Le venin social est le pire des poisons. Le jour de la fin de l’homme est en train de retentir dans les cœurs. De plus en plus, l’homme est de moins en moins le médicament de l’homme. Pourtant, l’humanité doit survivre à l’adversité entre l’homme et l’homme. Pourtant, la terre doit continuer à tourner. Pour qui bâtirons-nous de chair et de sang l’empire qui s’érige sur le pire pour atteindre son apogée ? En quoi la destruction peut-elle être la fondation de la construction ? La rancœur est un gros arbre qui pousse et fleurit dans les cœurs comme se répandent les mauvaises herbes des champs abandonnés. La rancune a une saveur de prune à l’arrière-goût amer.
Derrière le sourire « sincère » de l’ami qui admire, se cache l’enfer de l’ennemi qui soupire comme un vampire. La main tendue porte sous la manche la dague aiguisée de la blague qui tue. Chacun a une dent contre l’autre et mord en soufflant sur la douleur qui s’endort. Le baiser le plus mortel est fraternel mais sa splendeur cache un danger sempiternel. L’amour crie au secours dans les girons des fratries de la patrie. Le seul sauveur digne est un estropié perclus au sol. Le prochain n’a plus le faciès du divin ; son regard louche porte les traits masqués d’un visage fardé à l’excès. Le mal est avec nous, en nous et contre nous. Nous sommes parfois ce mal qui nous guette et nous pousse vers le pire. Nous sommes coupables par action ou par omission. Quand on sème du riz, on ne récolte pas du maïs. On ne soupe pas avec le diable pour digérer au Paradis. Il y a toujours une raison à toute chose, mais encore faut-il savoir distinguer les effets qui perlent des causes qui les génèrent.

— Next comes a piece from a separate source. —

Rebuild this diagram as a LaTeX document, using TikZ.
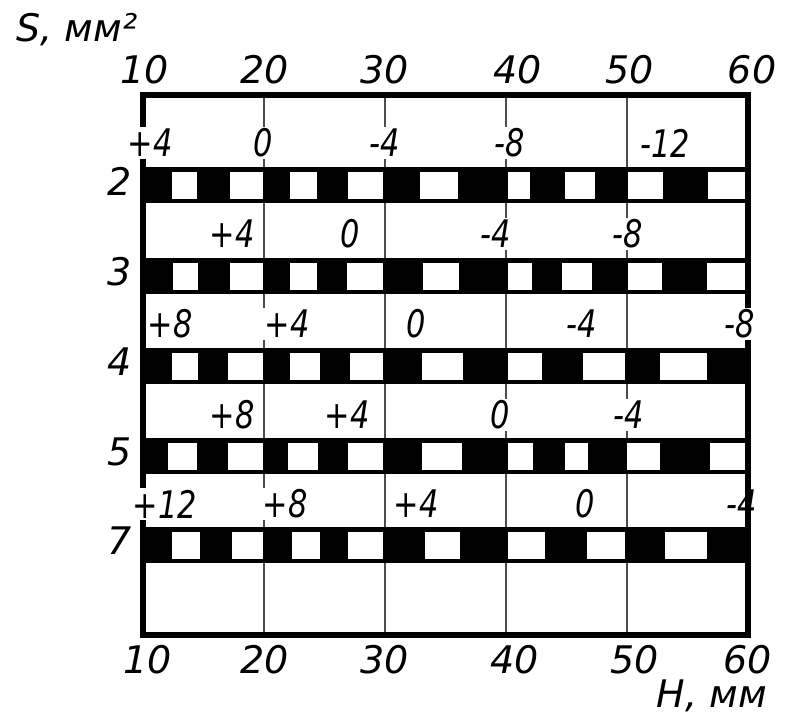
\documentclass[tikz,border=0pt]{standalone}
\usepackage{fontspec}
\setmainfont{DejaVu Sans}
\newfontfamily\narrowhand[FakeStretch=0.8]{DejaVu Sans}
\usepackage{tikz}
\begin{document}
\begin{tikzpicture}[x=0.5pt,y=-0.5pt,
  outline/.style={line width=2.6pt},
  gridline/.style={line width=1pt,draw=black!70},
  band/.style={fill=black},
  hole/.style={fill=white},
  num/.style={font=\fontsize{19}{22}\selectfont\itshape,inner sep=0pt},
  val/.style={font=\fontsize{19}{22}\selectfont\narrowhand\itshape,inner sep=1pt,fill=white},
]
  \useasboundingbox (0,0) rectangle (787,717);
  % grid lines 20..50
  \foreach \x in {264,385,506,627}
    \draw[gridline] (\x,95) -- (\x,635);
  % black strips with white windows
  \foreach \yt/\holes in {
      167/{172/197,230/263,290/317,348/383,420/458,508/530,565/595,628/663,708/745},
      258/{173/198,230/263,290/317,347/383,423/459,508/532,562/592,628/662,707/745},
      348/{172/198,228/263,290/320,350/383,422/463,508/542,583/625,660/707},
      438/{168/197,228/263,288/318,348/383,422/462,508/533,565/588,627/660,710/745},
      527/{172/200,232/263,292/320,348/383,425/460,508/545,587/625,665/707}} {
    \fill[band] (143,\yt) rectangle (748,\yt+36);
    \foreach \a/\b in \holes
      \fill[hole] (\a,\yt+5) rectangle (\b,\yt+32);
  }
  \node[val] (e5) at (742,504) {-4};
  \draw[outline] (143,95) rectangle (748,635);
  % strip numbers
  \foreach \r/\y in {2/181,3/272,4/362,5/452,7/541}
    \node[num] (row\r) at (120,\y) {\r};
  % scale top and bottom
  \foreach \v/\xt/\xb in {10/145/148,20/265/265,30/385/385,40/518/515,50/630/635,60/752/748} {
    \node[num] (top\v) at (\xt,70) {\v};
    \node[num] (bot\v) at (\xb,660) {\v};
  }
  % values between strips
  \foreach \yy/\items in {
      143/{+4/150,0/263,-4/385,-8/510,-12/665},
      234/{+4/232,0/350,-4/496,-8/628},
      324/{+8/170,+4/287,0/416,-4/582,-8/740},
      415/{+8/232,+4/347,0/500,-4/629},
      504/{+12/165,+8/285,+4/416,0/585}} {
    \foreach \t/\x [count=\k] in \items
      \node[val] (v\yy-\k) at (\x,\yy) {\t};
  }
  \node[num] (ylab) at (77,30) {S, мм²};
  \node[num] (xlab) at (712,696) {H, мм};
\end{tikzpicture}
\end{document}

Nous sommes sales à l’intérieur, propres et rayonnants à l’extérieur. C’est du dedans que l’on est vraiment ce que l’on est ; c’est dans le cœur que l’on a la vraie définition de soi. Malheureusement, nous sommes les plus féroces créatures au pelage d’agneau, aux griffes rétractées et aux canines retroussées. Nous sommes des joueurs perpétuels, nous cachons tout au monde sans savoir nous dissimuler à nous-mêmes. Il n’y a rien de plus gênant que de mentir aux autres tout en marchant avec la vérité qui colle à l’âme. L’habit ne fait pas le moine, mais à quoi servirait un beau plumage s’il est pouilleux et crasseux ? Le blanc est signe de pureté si derrière l’immaculé qui éblouit, il n’y a pas de taches noires. Nos cœurs sont souillés de haine et battent au rythme de la vengeance pour la géhenne. Nos esprits sont hantés par la revanche ; nos pensées sont peintes en noire ; nos mains sales portent toujours les marques du mal, même dans des gants de velours.
Ô drôles d’humains ! On ne peut pas faire du neuf avec du vieux ; le passé mal assumé est un boulet bien attaché. Il faut que l’audace de se remettre en cause dépasse l’instinct de se débiner. On ne peut pas se fuir et fuir l’histoire ; l’héritage du mal se transmet de génération en génération. Attention à la relève du pire ! C’est la capacité des hommes à s’assumer devant leur propre fardeau qui fera d’eux des acteurs de paix. C’est de la sincérité des hommes que naissent le plus souvent les grands espoirs. C’est le sens élevé de l’humilité et de la responsabilité qui nous fera grandir. Il y a trop de souffrances qui attendent d’être apaisées, trop d’injustices qui attendent justice, trop de maux qui attendent le pansement du bien.
Malheureusement, il n’y a que de la Bétadine dans la boîte à pharmacie, d’où tout le sens de nos péripéties. Attention au venin social ! Soyons sincères, pour éviter l’enfer.